This project is an active GSoC 2023 project. Closing this issue because it is no longer available for other contributors/students.
Background
CellBox (https://www.cell.com/cell-systems/pdfExtended/S2405-4712(20)30464-6) is a machine learning algorithm (built using TensorFlow) for generating network models to predict for cellular responses to large scale perturbation experiments. The output is executable models capable of predicting the effects of cancer therapies.
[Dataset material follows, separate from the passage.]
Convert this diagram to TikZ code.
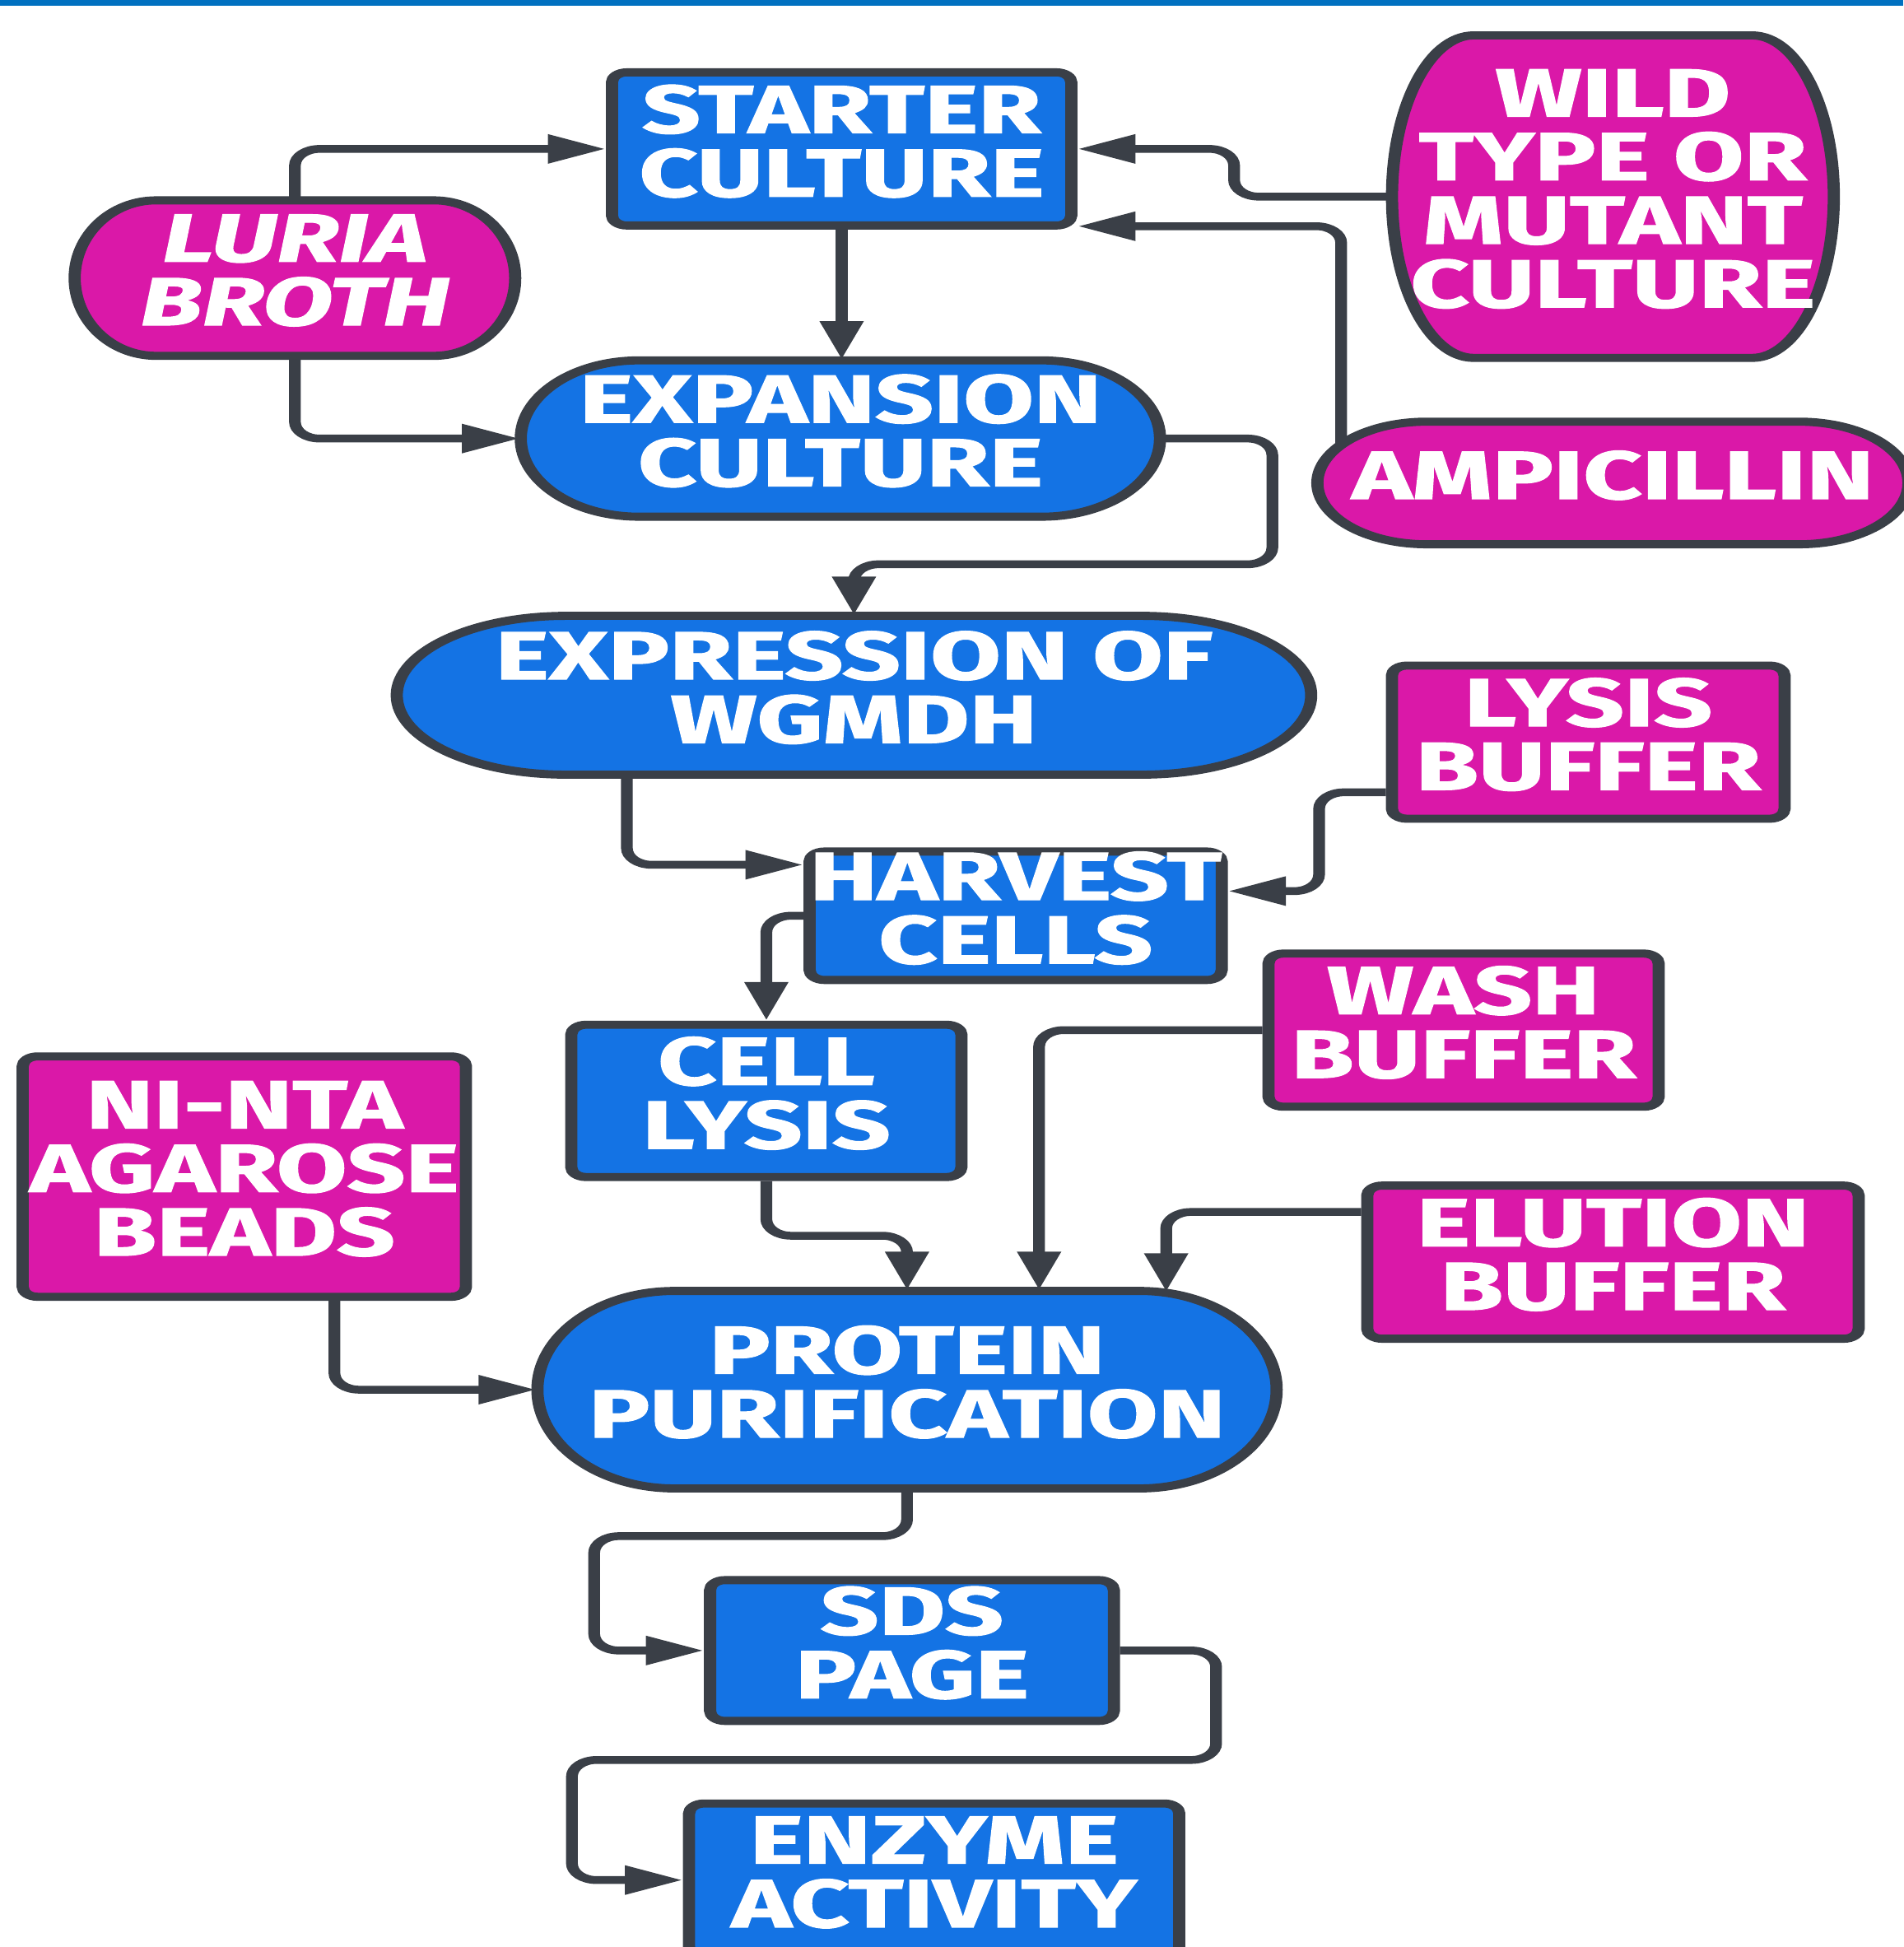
\documentclass[tikz,border=0pt]{standalone}
\usepackage{fontspec}
\setmainfont{Fira Sans}[BoldFeatures={FakeBold=1.3}, BoldItalicFeatures={FakeBold=1.3}]
\usetikzlibrary{calc}
\usetikzlibrary{arrows.meta}
\definecolor{FlowBlue}{RGB}{20,115,228}
\definecolor{FlowPink}{RGB}{218,24,168}
\definecolor{FlowEdge}{RGB}{58,63,71}
\definecolor{FlowBar}{RGB}{0,112,192}
\tikzset{
  stage/.style={draw=FlowEdge, line width=2.8pt},
  boxtext/.style={text=white, align=center, inner sep=0pt,
    font=\bfseries\fontsize{23.5}{22}\selectfont,
    execute at end node={\rule[-2mm]{0pt}{0pt}}},
  procbox/.style={boxtext, stage, rounded corners=0.12cm, fill=FlowBlue},
  inbox/.style={procbox, fill=FlowPink},
  link/.style={draw=FlowEdge, line width=2.7pt, rounded corners=0.2cm,
    -{Triangle[length=0.47cm,width=0.33cm]}}
}
% pill shaped node: name, fill, x, y, width, height, text
\newcommand{\pillnode}[7]{%
  \draw[stage, fill=#2]
    ({#3-0.315*#5},{#4-#6/2}) -- ({#3+0.315*#5},{#4-#6/2})
    arc[start angle=-90, end angle=90, x radius={0.185*#5}, y radius={#6/2}]
    -- ({#3-0.315*#5},{#4+#6/2})
    arc[start angle=90, end angle=270, x radius={0.185*#5}, y radius={#6/2}]
    -- cycle;
  \node[boxtext, minimum width={#5*0.01cm}, minimum height={#6*0.01cm}] (#1) at (#3,#4) {#7};%
}

\begin{document}
\begin{tikzpicture}
  \useasboundingbox (0,0) rectangle (23.12,-23.65);
  \fill[FlowBar] (0,0) rectangle (23.12,-0.07);
  \begin{scope}[x=0.01cm, y=-0.01cm, transform canvas={xscale=1.5}]
    % blue stages
    \node[procbox, minimum width=3.72cm, minimum height=1.86cm] (starter) at (682,181) {STARTER\\CULTURE};
    \pillnode{expansion}{FlowBlue}{681}{533}{518}{190}{EXPANSION\\CULTURE}
    \pillnode{expression}{FlowBlue}{692}{845}{741}{193}{EXPRESSION OF\\WGMDH}
    \node[procbox, minimum width=3.18cm, minimum height=1.56cm] (harvest) at (823,1113) {HARVEST\\CELLS};
    \node[procbox, minimum width=3.16cm, minimum height=1.85cm] (celllysis) at (621,1338) {CELL\\LYSIS};
    \pillnode{protein}{FlowBlue}{735}{1689}{599}{240}{PROTEIN\\PURIFICATION}
    \node[procbox, minimum width=3.27cm, minimum height=1.71cm] (sds) at (739,2006) {SDS\\PAGE};
    \node[procbox, minimum width=3.97cm, minimum height=1.86cm] (enzyme) at (757,2285) {ENZYME\\ACTIVITY};
    % pink inputs
    \pillnode{luria}{FlowPink}{239}{338}{357}{189}{\itshape LURIA\\\itshape BROTH}
    \pillnode{wild}{FlowPink}{1307}{239}{358}{392}{WILD\\TYPE OR\\MUTANT\\CULTURE}
    \pillnode{amp}{FlowPink}{1307}{587}{479}{149}{AMPICILLIN}
    \node[inbox, minimum width=3.18cm, minimum height=1.86cm] (lysisbuf) at (1287,902) {LYSIS\\BUFFER};
    \node[inbox, minimum width=3.16cm, minimum height=1.86cm] (wash) at (1186,1252) {WASH\\BUFFER};
    \node[inbox, minimum width=3.59cm, minimum height=2.92cm] (nta) at (198,1430) {NI-NTA\\AGAROSE\\BEADS};
    \node[inbox, minimum width=3.98cm, minimum height=1.86cm] (elution) at (1307,1534) {ELUTION\\BUFFER};

    % connectors
    \draw[link] (luria.north) |- (starter.west);
    \draw[link] (luria.south) |- (expansion.west);
    \draw[link] (starter.south) -- (starter.south |- expansion.north);
    \draw[link] (wild.west) -| ($(starter.east)+(127,0)$) -- (starter.east);
    \draw[link] ($(amp.west)+(20,-47)$) |- ($(starter.south east)+(0,-4)$);
    \draw[link] (expansion.east) -| ($(expression.north)+(339,-62)$) -| (expression.north);
    \draw[link] ($(expression.south)+(-184,0)$) |- ($(harvest.north west)+(0,21)$);
    \draw[link] ($(lysisbuf.south west)+(0,-37)$) -| ($(harvest.east)+(74,-30)$) -- ($(harvest.east)+(0,-30)$);
    \draw[link] (harvest.west) -| (celllysis.north);
    \draw[link] (wash.west) -| ($(protein.north)+(107,0)$);
    \draw[link] (celllysis.south) |- ($(celllysis.south)!0.5!(protein.north)$) -| (protein.north);
    \draw[link] ($(elution.north west)+(0,37)$) -| ($(protein.north)+(210,2)$);
    \draw[link] ($(nta.south)+(73,0)$) |- (protein.west);
    \draw[link] (protein.south) |- ($(sds.west)+(-89,-139)$) |- (sds.west);
    \draw[link] (sds.east) -| ($(enzyme.west)+(432,-146)$) -- ($(enzyme.west)+(-90,-146)$) |- (enzyme.west);
  \end{scope}
\end{tikzpicture}
\end{document}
CellBox includes explicit models of cell dynamics in a machine-learning framework, and therefore can be both accurate and interpretable.
Goal
The current CellBox models are limited by the static graph feature of TensorFlow v1. To further increase the model scope, the Sander lab is working on the transition of CellBox algorithm from TensorFlow to PyTorch, a different machine learning framework that uses dynamic graph to optimize. A dynamic computational graph will allow flexible manipulation of the network structure and the introduction of stochasticity into differential equations during model training. The goal of this summer project is to help in that effort. A student would need to be able to construct CellBox in PyTorch and then reproduce the training result of the original model (in TensorFlow), but also to develop new features of the optimization tool.
Getting Started
Difficulty Level 2
The student will need to learn how to interpret CellBox algorithm and translate the TensorFlow “language” to the PyTorch “language”.
Skills
Public Repository
Potential Mentors
Augustin Luna Bo Yuan